Pride and Clarity of Terms

30 Jun

Pride gets in the way of logic – 

Have you ever just let your emotions carry you into a heated response to a statement you THINK you understand?

Taking a few moments to understand what the other person MEANS when they use a phrase or ‘term’ will save you some embarrassment.

I once jumped down someone’s throat because he said that a politician had done a good job in office!  Before I even ASKED him to clarify what he meant by good, I was countering him emotionally and loudly.

Simultaneous to my outward ‘know-it-all’ diatribe coursed my thoughts, “Maria  – what are you doing!!! You know better!  You’ve just blown any chance for a reasonable discussion.”

I have no idea what he meant by the term ‘good’ because I didn’t give him a chance to go into any detail.

But I did learn my lesson – I hope!

The first step in applying logic is to clarify terms.  There is NO point in taking a position and defending it, if we’re not going to explain in detail and to the other person’s satisfaction, just WHAT we mean when we use words to describe a concept.

A term consists in the words you use (either verbally or in writing) to describe a concept.  A term can consist in as few as one word or as many as you need to distinguish the concept from another.

So you can have a baseball (one word) 

or a scoop of mint chocolate chip ice cream. 

Both are terms.  Those happen to be pretty easy to identify.  More nebulous are terms like good, wrong, fair, justice, liberal, unloving.  These need clarifying.

This week we have looked at the first building block of a logical argument – terms.  Remember that terms are either clear or unclear.  Next week we’ll examine propositions and how to construct them properly.

Your homework, in the meanwhile, is to keep an ear and eye out for either vague terms or ones that are equivocal.  Equivocation, remember, is when you use a term that can refer to two or more different concepts.  For example:

  • Plane – a geometric term having to do with flat surfaces and points
  • Plane – flying machine
  • Plane – a tool used in woodworking

Using a term in either way (vaguely or equivocally) can obfuscate understanding.  See if you can catch yourself or others in this linguistic ‘crime’!

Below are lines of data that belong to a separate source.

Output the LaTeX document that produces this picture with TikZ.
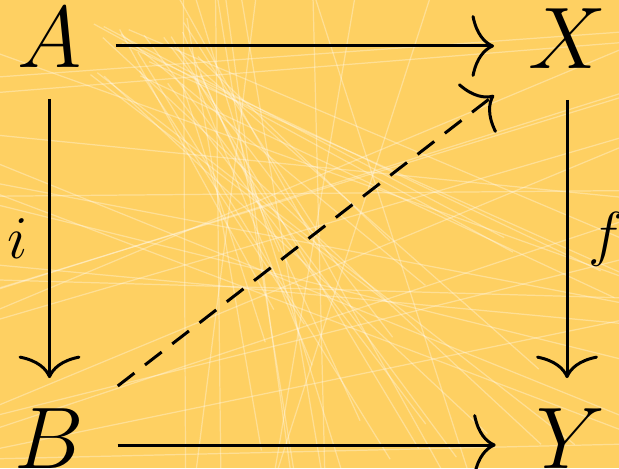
\documentclass[tikz,border=0pt]{standalone}
\usetikzlibrary{arrows.meta, positioning, calc}
\definecolor{sunbg}{RGB}{254,208,98}
\tikzset{
	obj/.style={inner xsep=0.34cm, inner ysep=0.31cm, outer sep=0pt, font=\fontsize{23.3}{28}\selectfont},
	lbl/.style={inner sep=0.2cm, font=\fontsize{15.9}{19}\selectfont},
	arrow/.style={-{Computer Modern Rightarrow[length=6.4pt, width=17.6pt]}, line width=0.85pt},
	dasharrow/.style={arrow, dash pattern=on 6pt off 3.8pt},
	streak/.style={draw=white, opacity=0.33, line width=0.35pt},
}

\begin{document}
\begin{tikzpicture}
	\fill[sunbg] (0,0) rectangle (6.19,4.68);
	\useasboundingbox (0,0) rectangle (6.19,4.68);
	\begin{scope}
		\clip (0,0) rectangle (6.19,4.68);
		\pgfmathsetseed{7}
		\foreach \k in {1,...,26}{
			\pgfmathsetmacro{\xa}{0.9+1.2*rnd}\pgfmathsetmacro{\ya}{3.8+0.7*rnd}
			\pgfmathsetmacro{\xb}{2.5+4.0*rnd}\pgfmathsetmacro{\yb}{-0.2+2.6*rnd}
			\draw[streak] (\xa,\ya) -- (\xb,\yb);
		}
		\foreach \k in {1,...,12}{
			\pgfmathsetmacro{\xa}{1.5+3.2*rnd}\pgfmathsetmacro{\xb}{1.8+3.0*rnd}
			\draw[streak] (\xa,4.8) -- (\xb,-0.1);
		}
		\foreach \k in {1,...,20}{
			\pgfmathsetmacro{\ya}{4.7*rnd}\pgfmathsetmacro{\yb}{4.9*rnd}
			\draw[streak] (-0.1,\ya) -- (6.3,\yb);
		}
	\end{scope}
	\node[obj] (A) at (0.495,4.30) {$A$};
	\node[obj] (X) at (5.67,4.29) {$X$};
	\node[obj] (B) at (0.49,0.29) {$B$};
	\node[obj] (Y) at (5.71,0.29) {$Y$};
	\draw[arrow] ([yshift=-0.08cm]A.east) -- ([yshift=-0.08cm]A.east -| X.west);
	\draw[arrow] (A.south) -- node[lbl, left] {$i$} (A.south |- B.north);
	\draw[arrow] (X.south) -- node[lbl, right] {$f$} (X.south |- Y.north);
	\draw[arrow] ([yshift=-0.06cm]B.east) -- ([yshift=-0.06cm,xshift=-0.07cm]B.east -| Y.west);
	\draw[dasharrow] (B) -- (X);
\end{tikzpicture}
\end{document}
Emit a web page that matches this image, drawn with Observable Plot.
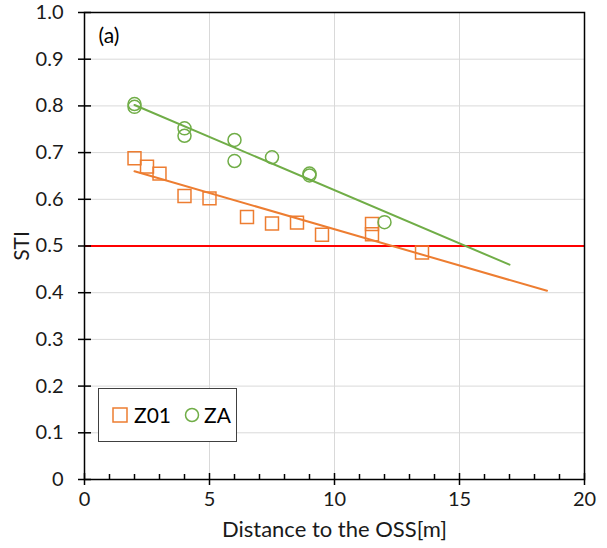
<!DOCTYPE html>
<html><head><meta charset="utf-8">
<script src="https://cdn.jsdelivr.net/npm/d3@7"></script>
<script src="https://cdn.jsdelivr.net/npm/@observablehq/plot@0.6"></script>
<style>
body{margin:0;background:#fff;font-family:Lato,sans-serif;}
#wrap{position:relative;width:607px;height:548px;}
#legend{position:absolute;left:98px;top:388px;width:139px;height:54px;border:1px solid #404040;background:#fff;box-sizing:border-box;}
</style></head>
<body><div id="wrap"></div>
<script>
const seriesNames = ["Z01", "ZA"];
const colors = ["#ED7D31", "#70AD47"];
const z01X = [2, 2.5, 3, 4, 5, 6.5, 7.5, 8.5, 9.5, 11.5, 11.5, 13.5];
const z01Y = [0.688, 0.670, 0.655, 0.607, 0.602, 0.562, 0.548, 0.550, 0.524, 0.547, 0.525, 0.486];
const zaX = [2, 2, 4, 4, 6, 6, 7.5, 9, 9, 12];
const zaY = [0.804, 0.798, 0.752, 0.736, 0.727, 0.682, 0.690, 0.655, 0.651, 0.551];
const trendZ01X = [2, 18.5];
const trendZ01Y = [0.660, 0.404];
const trendZAX = [2, 17];
const trendZAY = [0.802, 0.460];
const threshold = 0.5;
const xTicks = [0, 5, 10, 15, 20];
const xMinor = [1,2,3,4,6,7,8,9,11,12,13,14,16,17,18,19];
const yTicks = [0, 0.1, 0.2, 0.3, 0.4, 0.5, 0.6, 0.7, 0.8, 0.9, 1.0];
const yTickLabels = ["0","0.1","0.2","0.3","0.4","0.5","0.6","0.7","0.8","0.9","1.0"];

const z01 = z01X.map((x, i) => ({x, y: z01Y[i]}));
const za = zaX.map((x, i) => ({x, y: zaY[i]}));
const tZ01 = trendZ01X.map((x, i) => ({x, y: trendZ01Y[i]}));
const tZA = trendZAX.map((x, i) => ({x, y: trendZAY[i]}));

const chart = Plot.plot({
  width: 607, height: 548,
  marginLeft: 84, marginRight: 23, marginTop: 12, marginBottom: 69,
  x: {domain: [0, 20]},
  y: {domain: [0, 1]},
  style: {fontFamily: "Lato, sans-serif", fontSize: "20px", color: "#1a1a1a", background: "white"},
  marks: [
    Plot.gridX([5, 10, 15], {stroke: "#d9d9d9", strokeOpacity: 1}),
    Plot.gridY(yTicks.slice(1, -1), {stroke: "#d9d9d9", strokeOpacity: 1}),
    Plot.ruleY([threshold], {stroke: "#ff0000", strokeWidth: 2}),
    Plot.line(tZ01, {x: "x", y: "y", stroke: colors[0], strokeWidth: 2}),
    Plot.line(tZA, {x: "x", y: "y", stroke: colors[1], strokeWidth: 2}),
    Plot.dot(z01, {x: "x", y: "y", symbol: "square", r: 7.3, stroke: colors[0], strokeWidth: 1.5, fill: "none"}),
    Plot.dot(za, {x: "x", y: "y", symbol: "circle", r: 6.5, stroke: colors[1], strokeWidth: 1.5, fill: "none"}),
    Plot.frame({stroke: "#000", strokeWidth: 1.5}),
    Plot.ruleY(yTicks, {y: d => d, x1: 0, x2: 0, insetLeft: -6, insetRight: -7, stroke: "#000", strokeWidth: 1.5}),
    Plot.ruleX(xTicks, {x: d => d, y1: 0, y2: 0, insetTop: -6, insetBottom: -6, stroke: "#000", strokeWidth: 1.5}),
    Plot.ruleX(xMinor, {x: d => d, y1: 0, y2: 0, insetTop: -5, insetBottom: 0, stroke: "#000", strokeWidth: 1.5}),
    Plot.axisX({ticks: xTicks, tickSize: 0, tickPadding: 12, label: null, fontSize: 20}),
    Plot.axisX({ticks: [], tickSize: 0, label: "Distance to the OSS[m]", labelAnchor: "center", labelOffset: 57, labelArrow: "none", fontSize: 22}),
    Plot.axisY({ticks: yTicks, tickFormat: d => yTickLabels[yTicks.indexOf(d)], tickSize: 0, tickPadding: 21, label: null, fontSize: 20}),
    Plot.axisY({ticks: [], tickSize: 0, label: "STI", labelAnchor: "center", labelOffset: 70, labelArrow: "none", fontSize: 21}),
    Plot.text(["(a)"], {frameAnchor: "top-left", dx: 14, dy: 16, text: d => d, fontSize: 21, fill: "#000", textAnchor: "start"})
  ]
});
const wrap = document.getElementById("wrap");
wrap.appendChild(chart);

const legend = document.createElement("div");
legend.id = "legend";
legend.innerHTML = `<svg width="137" height="52" style="font-family:Lato,sans-serif;font-size:21px;display:block">
  <rect x="14" y="19" width="14" height="14" fill="none" stroke="${colors[0]}" stroke-width="1.5"/>
  <text x="35" y="33.5" fill="#000">${seriesNames[0]}</text>
  <circle cx="93" cy="26" r="6.5" fill="none" stroke="${colors[1]}" stroke-width="1.5"/>
  <text x="105" y="33.5" fill="#000">${seriesNames[1]}</text>
</svg>`;
wrap.appendChild(legend);
</script>
</body></html>
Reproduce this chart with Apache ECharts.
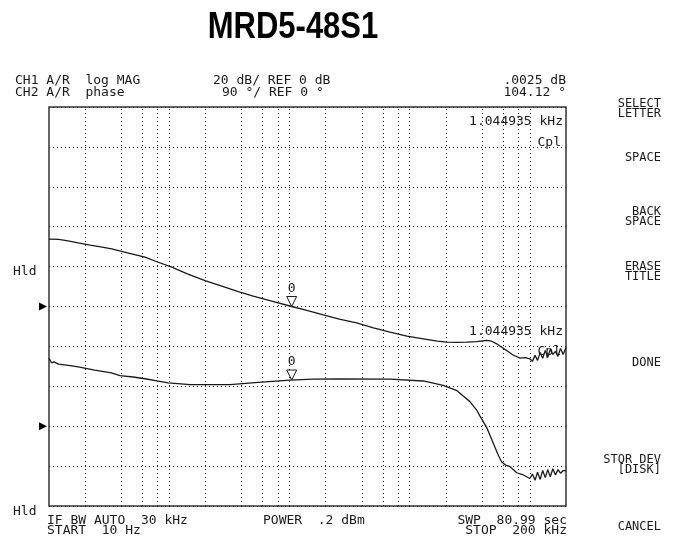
<!DOCTYPE html>
<html><head><meta charset="utf-8">
<script src="https://cdn.jsdelivr.net/npm/echarts@6/dist/echarts.min.js"></script>
<style>html,body{margin:0;padding:0;background:#fff}#c{width:675px;height:545px}</style>
</head><body><div id="c"></div>
<script>
// ---- data ----
const gridFreqs = [20,40,60,80,100,200,400,600,800,1000,2000,4000,6000,8000,10000,20000,40000,60000,80000,100000];
const magFreq = [10,12,14,17.5,22,27,33.2,45,62.9,80,105,140,198.6,270,375.7,500,712,1045,1348,1914,2600,3631,5000,6871,9500,13000,17000,20370,25000,29870,36000,43800,48000,53050,58000,64270,72000,82850,92000,
  100000,105000,110500,116000,122000,128000,134500,141000,148000,155500,163500,171500,180000,189500,200000];
const magDb = [33.8,33.6,33.0,31.9,30.8,29.9,28.9,26.9,24.7,22.3,19.7,16.5,13.0,10.3,7.5,5.2,2.7,0.0,-1.7,-4.2,-6.3,-8.2,-10.7,-12.9,-14.8,-16.2,-17.4,-17.9,-18.0,-17.9,-17.6,-17.0,-17.4,-18.7,-20.3,-22.1,-24.2,-25.9,-25.6,
  -26.2,-27.5,-24.5,-27.0,-23.0,-26.0,-22.0,-25.5,-21.5,-24.0,-22.5,-25.0,-21.0,-24.0,-20.5];
const phaseFreq = [10,10.5,11,12,14.5,17.5,24,33,39,50,63,79,98,150,320,550,1010,1570,2650,6870,13000,19000,24500,27900,31600,36000,38300,43600,49600,54000,58200,63000,68300,77800,88400,
  100000,105000,110500,116000,122000,128000,134500,141000,148000,155500,163500,171500,180000,189500,200000];
const phaseDeg = [153.4,143,145,140,137,133.8,126.3,120.2,114,111,107,102,97.5,94,94,99,104,106,106.7,106,102,92,81,68,56,37,24,-2,-38,-62,-80,-88,-91,-105,-110,
  -118,-108,-122,-104,-120,-100,-116,-98,-114,-96,-110,-98,-106,-100,-100];
const markerFreq = 1044.935;
const markerMag = 0.0025;
const markerPhase = 104.12;
const magRange = [-100, 100, 20];     // 20 dB/div, REF 0 dB
const phaseRange = [-180, 720, 90];   // 90 °/div, REF 0 °

// ---- chart ----
const chart = echarts.init(document.getElementById('c'), null, {renderer: 'canvas'});
const mono = '"DejaVu Sans Mono", "Liberation Mono", monospace';
const ink = '#1a1a1a';
function txt(t, x, y, align, size) {
  return {type: 'text', x: x, y: y, silent: true, z: 100,
    style: {text: t, align: align || 'left', textAlign: align || 'left', verticalAlign: 'middle', textVerticalAlign: 'middle',
      font: (size || 13) + 'px ' + mono, fill: ink}};
}
const menu = [['SELECT', 104], ['LETTER', 114], ['SPACE', 158], ['BACK', 212], ['SPACE', 222], ['ERASE', 267], ['TITLE', 277],
  ['DONE', 363], ['STOR DEV', 460], ['[DISK]', 470], ['CANCEL', 527]];
const graphics = [
  {type: 'text', x: 293, y: 28, scaleY: 1.2, originX: 0, originY: 0, silent: true,
    style: {text: 'MRD5-48S1', align: 'center', textAlign: 'center', verticalAlign: 'middle', textVerticalAlign: 'middle',
      font: 'bold 31px "Liberation Sans", Arial, sans-serif', fill: '#000'}},
  txt('CH1 A/R  log MAG', 15, 81),
  txt('CH2 A/R  phase', 15, 93),
  txt('20 dB/ REF 0 dB', 213, 81),
  txt('90 °/ REF 0 °', 222, 93),
  txt('.0025 dB', 566, 81, 'right'),
  txt('104.12 °', 566, 93, 'right'),
  txt('1.044935 kHz', 563, 122, 'right'),
  txt('Cpl', 561, 143, 'right'),
  txt('1.044935 kHz', 563, 332, 'right'),
  txt('Cpl', 561, 352, 'right'),
  txt('Hld', 13, 272),
  txt('Hld', 13, 512),
  txt('IF BW AUTO  30 kHz', 47, 521),
  txt('START  10 Hz', 47, 531),
  txt('POWER  .2 dBm', 263, 521),
  txt('SWP  80.99 sec', 567, 521, 'right'),
  txt('STOP  200 kHz', 567, 531, 'right')
];
menu.forEach(m => graphics.push(txt(m[0], 661, m[1], 'right', 12)));

const dotted = {type: [1, 3], color: '#222', width: 1};
function refTri(y) {
  return {coord: [10, y], symbol: 'triangle', symbolRotate: -90, symbolSize: [8, 8], symbolOffset: [-6, 0],
    itemStyle: {color: '#000', borderWidth: 0}, label: {show: false}};
}
function mk(y) {
  return {coord: [markerFreq, y], symbol: 'triangle', symbolRotate: 180, symbolSize: [10, 10], symbolOffset: [0, -5],
    itemStyle: {color: '#fff', borderColor: ink, borderWidth: 1},
    label: {show: true, formatter: '0', position: 'top', distance: 1, color: ink, fontFamily: mono, fontSize: 13}};
}

chart.setOption({
  animation: false,
  backgroundColor: '#fff',
  grid: {left: 49, right: 109, top: 107, bottom: 39, show: true, borderColor: '#333', borderWidth: 1.5, backgroundColor: 'transparent'},
  xAxis: {type: 'log', logBase: 10, min: 10, max: 200000,
    axisLine: {show: false}, axisTick: {show: false}, axisLabel: {show: false}, splitLine: {show: false}},
  yAxis: [
    {type: 'value', min: magRange[0], max: magRange[1], interval: magRange[2],
      axisLine: {show: false}, axisTick: {show: false}, axisLabel: {show: false}, splitLine: {show: true, lineStyle: dotted}},
    {type: 'value', min: phaseRange[0], max: phaseRange[1], interval: phaseRange[2],
      axisLine: {show: false}, axisTick: {show: false}, axisLabel: {show: false}, splitLine: {show: false}}
  ],
  graphic: graphics,
  series: [
    {type: 'line', name: 'log MAG', yAxisIndex: 0, symbol: 'none', silent: true,
      data: magFreq.map((f, i) => [f, magDb[i]]),
      lineStyle: {color: ink, width: 1.3},
      markLine: {silent: true, symbol: ['none', 'none'], label: {show: false}, lineStyle: dotted, animation: false,
        data: gridFreqs.map(f => ({xAxis: f}))},
      markPoint: {silent: true, animation: false, data: [mk(markerMag), refTri(0)]}
    },
    {type: 'line', name: 'phase', yAxisIndex: 1, symbol: 'none', silent: true,
      data: phaseFreq.map((f, i) => [f, phaseDeg[i]]),
      lineStyle: {color: ink, width: 1.3},
      markPoint: {silent: true, animation: false, data: [mk(markerPhase), refTri(0)]}
    }
  ]
});
</script></body></html>
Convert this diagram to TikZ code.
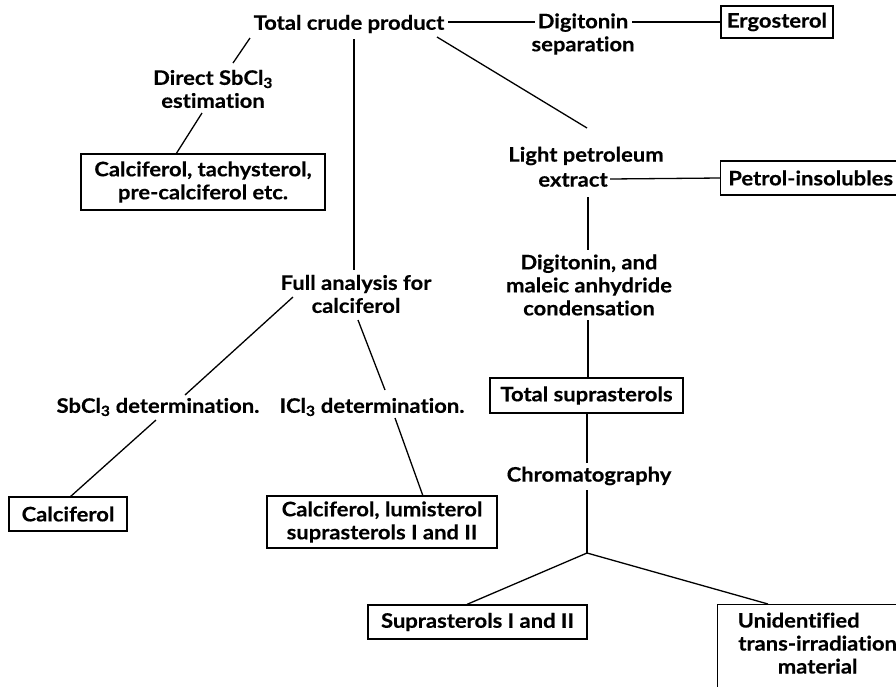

By the way, if I am generous, my ‘friend’ whom I linguistically assaulted, for all I know, could have meant by ‘good’ simply that the politician in question enjoyed an intact family and was doing a ‘good’ job balancing work priorities and family responsibilities.  When in doubt, one should be charitable!

Obama – good job…..  Clarity of terms

2 Responses to “Pride and Clarity of Terms”

  1. Joanne Richards July 1, 2013 at 6:07 pm #

    I really enjoyed this post, Maria. I have always wanted to study logic. This is a great way to infuse and challenge us “life long learners” to better communication in an age where texting, emails, tweets,(great for the quick delivery) but can scream misunderstandings in relationships. Like your experience, with the word “good” I have created internal arguments over ambiguous words spoken to me all the while, the other person has no idea what meaning I attached to the conversation. What I know is that meanings are in people NOT in words. I look forward to more post. I’ve had to blow the dust off my dictionary for the words obfuscate and nebulous:) Great job.

    • Maria July 1, 2013 at 9:07 pm #

      Thanks, Joanne, for your enthusiasm! I’ll be glad to have your input on what you find confusing or what would help you! I have ordinary gals like us in mind as well as anyone who just wants to think more clearly!
      Good way of putting it, that meanings are in people – we have to know what THEY intend when they use a word.